#### DATA SECTION:
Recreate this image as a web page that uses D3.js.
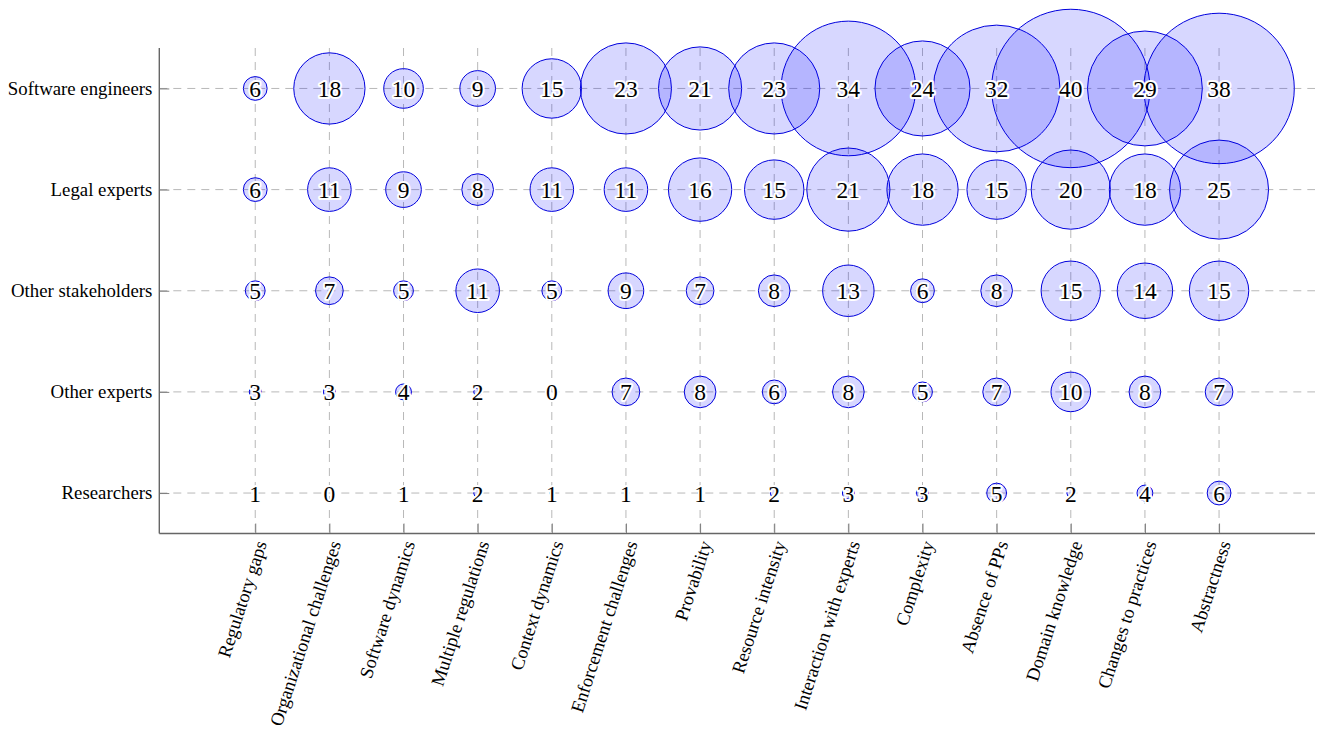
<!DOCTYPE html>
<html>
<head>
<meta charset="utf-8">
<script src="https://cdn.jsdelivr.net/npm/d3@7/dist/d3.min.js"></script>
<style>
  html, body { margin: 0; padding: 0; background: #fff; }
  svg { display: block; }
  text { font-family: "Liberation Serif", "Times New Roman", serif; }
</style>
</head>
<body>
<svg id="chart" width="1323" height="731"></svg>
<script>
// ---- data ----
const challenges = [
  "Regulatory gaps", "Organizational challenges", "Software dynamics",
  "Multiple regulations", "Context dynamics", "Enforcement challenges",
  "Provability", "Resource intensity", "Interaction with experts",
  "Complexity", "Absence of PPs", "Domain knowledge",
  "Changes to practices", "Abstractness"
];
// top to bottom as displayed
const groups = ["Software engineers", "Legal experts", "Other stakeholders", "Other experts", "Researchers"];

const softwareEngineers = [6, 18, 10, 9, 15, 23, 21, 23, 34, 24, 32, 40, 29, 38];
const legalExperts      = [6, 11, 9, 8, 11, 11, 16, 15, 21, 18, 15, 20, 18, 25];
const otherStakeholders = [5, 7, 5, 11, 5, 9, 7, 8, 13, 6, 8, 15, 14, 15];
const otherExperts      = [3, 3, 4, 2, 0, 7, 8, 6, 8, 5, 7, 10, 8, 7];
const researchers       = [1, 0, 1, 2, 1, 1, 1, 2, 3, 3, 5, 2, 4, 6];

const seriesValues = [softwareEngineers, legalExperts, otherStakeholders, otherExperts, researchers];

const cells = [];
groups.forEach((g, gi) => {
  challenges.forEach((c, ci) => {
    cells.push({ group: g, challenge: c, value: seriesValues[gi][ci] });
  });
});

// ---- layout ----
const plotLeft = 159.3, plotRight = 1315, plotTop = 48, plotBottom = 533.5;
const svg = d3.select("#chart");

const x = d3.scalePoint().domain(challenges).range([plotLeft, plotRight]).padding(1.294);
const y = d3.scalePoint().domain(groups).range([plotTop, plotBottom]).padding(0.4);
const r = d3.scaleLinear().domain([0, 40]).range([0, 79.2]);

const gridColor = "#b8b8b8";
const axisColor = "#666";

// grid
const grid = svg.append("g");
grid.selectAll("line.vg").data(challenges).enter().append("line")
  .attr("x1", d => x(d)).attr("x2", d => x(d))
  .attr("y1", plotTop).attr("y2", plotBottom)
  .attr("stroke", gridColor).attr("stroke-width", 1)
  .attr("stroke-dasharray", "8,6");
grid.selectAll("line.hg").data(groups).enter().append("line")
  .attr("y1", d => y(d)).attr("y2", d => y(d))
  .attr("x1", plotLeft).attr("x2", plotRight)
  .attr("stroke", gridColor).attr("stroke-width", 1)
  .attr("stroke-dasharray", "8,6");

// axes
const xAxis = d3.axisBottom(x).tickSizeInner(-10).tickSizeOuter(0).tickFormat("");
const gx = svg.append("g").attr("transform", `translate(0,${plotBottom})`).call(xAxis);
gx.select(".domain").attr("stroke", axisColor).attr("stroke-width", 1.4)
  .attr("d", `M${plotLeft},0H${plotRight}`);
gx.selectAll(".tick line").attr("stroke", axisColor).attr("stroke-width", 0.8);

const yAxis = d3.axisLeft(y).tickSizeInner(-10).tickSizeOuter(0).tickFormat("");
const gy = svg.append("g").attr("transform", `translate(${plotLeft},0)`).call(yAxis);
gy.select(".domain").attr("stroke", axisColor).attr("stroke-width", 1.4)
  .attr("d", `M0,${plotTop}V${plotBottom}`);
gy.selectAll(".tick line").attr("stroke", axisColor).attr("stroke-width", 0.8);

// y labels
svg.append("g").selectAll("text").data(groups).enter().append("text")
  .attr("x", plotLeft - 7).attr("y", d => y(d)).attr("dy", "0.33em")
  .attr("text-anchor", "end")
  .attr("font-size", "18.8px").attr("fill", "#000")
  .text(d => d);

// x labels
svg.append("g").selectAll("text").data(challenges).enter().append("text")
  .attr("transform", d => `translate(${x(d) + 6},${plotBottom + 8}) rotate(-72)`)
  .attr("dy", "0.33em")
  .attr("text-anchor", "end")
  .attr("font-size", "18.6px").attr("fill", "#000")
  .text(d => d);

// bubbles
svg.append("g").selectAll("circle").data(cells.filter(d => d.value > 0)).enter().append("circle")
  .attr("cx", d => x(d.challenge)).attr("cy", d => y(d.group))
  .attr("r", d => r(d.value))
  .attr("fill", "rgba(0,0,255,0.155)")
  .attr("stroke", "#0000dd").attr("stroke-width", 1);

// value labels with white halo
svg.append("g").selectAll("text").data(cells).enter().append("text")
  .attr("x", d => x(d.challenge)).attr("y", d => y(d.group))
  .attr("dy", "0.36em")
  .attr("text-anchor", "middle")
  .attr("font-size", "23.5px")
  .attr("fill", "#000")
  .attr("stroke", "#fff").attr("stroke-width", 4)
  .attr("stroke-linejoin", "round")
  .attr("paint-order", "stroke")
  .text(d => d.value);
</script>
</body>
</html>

#### TASK INSTRUCTIONS:
Your copy of the data should match it exactly, except that pictures are left out.

#### THE RESPONSE:
Recreate this image as a web page that uses D3.js.
<!DOCTYPE html>
<html>
<head>
<meta charset="utf-8">
<script src="https://cdn.jsdelivr.net/npm/d3@7/dist/d3.min.js"></script>
<style>
  html, body { margin: 0; padding: 0; background: #fff; }
  svg { display: block; }
  text { font-family: "Liberation Serif", "Times New Roman", serif; }
</style>
</head>
<body>
<svg id="chart" width="1323" height="731"></svg>
<script>
// ---- data ----
const challenges = [
  "Regulatory gaps", "Organizational challenges", "Software dynamics",
  "Multiple regulations", "Context dynamics", "Enforcement challenges",
  "Provability", "Resource intensity", "Interaction with experts",
  "Complexity", "Absence of PPs", "Domain knowledge",
  "Changes to practices", "Abstractness"
];
// top to bottom as displayed
const groups = ["Software engineers", "Legal experts", "Other stakeholders", "Other experts", "Researchers"];

const softwareEngineers = [6, 18, 10, 9, 15, 23, 21, 23, 34, 24, 32, 40, 29, 38];
const legalExperts      = [6, 11, 9, 8, 11, 11, 16, 15, 21, 18, 15, 20, 18, 25];
const otherStakeholders = [5, 7, 5, 11, 5, 9, 7, 8, 13, 6, 8, 15, 14, 15];
const otherExperts      = [3, 3, 4, 2, 0, 7, 8, 6, 8, 5, 7, 10, 8, 7];
const researchers       = [1, 0, 1, 2, 1, 1, 1, 2, 3, 3, 5, 2, 4, 6];

const seriesValues = [softwareEngineers, legalExperts, otherStakeholders, otherExperts, researchers];

const cells = [];
groups.forEach((g, gi) => {
  challenges.forEach((c, ci) => {
    cells.push({ group: g, challenge: c, value: seriesValues[gi][ci] });
  });
});

// ---- layout ----
const plotLeft = 159.3, plotRight = 1315, plotTop = 48, plotBottom = 533.5;
const svg = d3.select("#chart");

const x = d3.scalePoint().domain(challenges).range([plotLeft, plotRight]).padding(1.294);
const y = d3.scalePoint().domain(groups).range([plotTop, plotBottom]).padding(0.4);
const r = d3.scaleLinear().domain([0, 40]).range([0, 79.2]);

const gridColor = "#b8b8b8";
const axisColor = "#666";

// grid
const grid = svg.append("g");
grid.selectAll("line.vg").data(challenges).enter().append("line")
  .attr("x1", d => x(d)).attr("x2", d => x(d))
  .attr("y1", plotTop).attr("y2", plotBottom)
  .attr("stroke", gridColor).attr("stroke-width", 1)
  .attr("stroke-dasharray", "8,6");
grid.selectAll("line.hg").data(groups).enter().append("line")
  .attr("y1", d => y(d)).attr("y2", d => y(d))
  .attr("x1", plotLeft).attr("x2", plotRight)
  .attr("stroke", gridColor).attr("stroke-width", 1)
  .attr("stroke-dasharray", "8,6");

// axes
const xAxis = d3.axisBottom(x).tickSizeInner(-10).tickSizeOuter(0).tickFormat("");
const gx = svg.append("g").attr("transform", `translate(0,${plotBottom})`).call(xAxis);
gx.select(".domain").attr("stroke", axisColor).attr("stroke-width", 1.4)
  .attr("d", `M${plotLeft},0H${plotRight}`);
gx.selectAll(".tick line").attr("stroke", axisColor).attr("stroke-width", 0.8);

const yAxis = d3.axisLeft(y).tickSizeInner(-10).tickSizeOuter(0).tickFormat("");
const gy = svg.append("g").attr("transform", `translate(${plotLeft},0)`).call(yAxis);
gy.select(".domain").attr("stroke", axisColor).attr("stroke-width", 1.4)
  .attr("d", `M0,${plotTop}V${plotBottom}`);
gy.selectAll(".tick line").attr("stroke", axisColor).attr("stroke-width", 0.8);

// y labels
svg.append("g").selectAll("text").data(groups).enter().append("text")
  .attr("x", plotLeft - 7).attr("y", d => y(d)).attr("dy", "0.33em")
  .attr("text-anchor", "end")
  .attr("font-size", "18.8px").attr("fill", "#000")
  .text(d => d);

// x labels
svg.append("g").selectAll("text").data(challenges).enter().append("text")
  .attr("transform", d => `translate(${x(d) + 6},${plotBottom + 8}) rotate(-72)`)
  .attr("dy", "0.33em")
  .attr("text-anchor", "end")
  .attr("font-size", "18.6px").attr("fill", "#000")
  .text(d => d);

// bubbles
svg.append("g").selectAll("circle").data(cells.filter(d => d.value > 0)).enter().append("circle")
  .attr("cx", d => x(d.challenge)).attr("cy", d => y(d.group))
  .attr("r", d => r(d.value))
  .attr("fill", "rgba(0,0,255,0.155)")
  .attr("stroke", "#0000dd").attr("stroke-width", 1);

// value labels with white halo
svg.append("g").selectAll("text").data(cells).enter().append("text")
  .attr("x", d => x(d.challenge)).attr("y", d => y(d.group))
  .attr("dy", "0.36em")
  .attr("text-anchor", "middle")
  .attr("font-size", "23.5px")
  .attr("fill", "#000")
  .attr("stroke", "#fff").attr("stroke-width", 4)
  .attr("stroke-linejoin", "round")
  .attr("paint-order", "stroke")
  .text(d => d.value);
</script>
</body>
</html>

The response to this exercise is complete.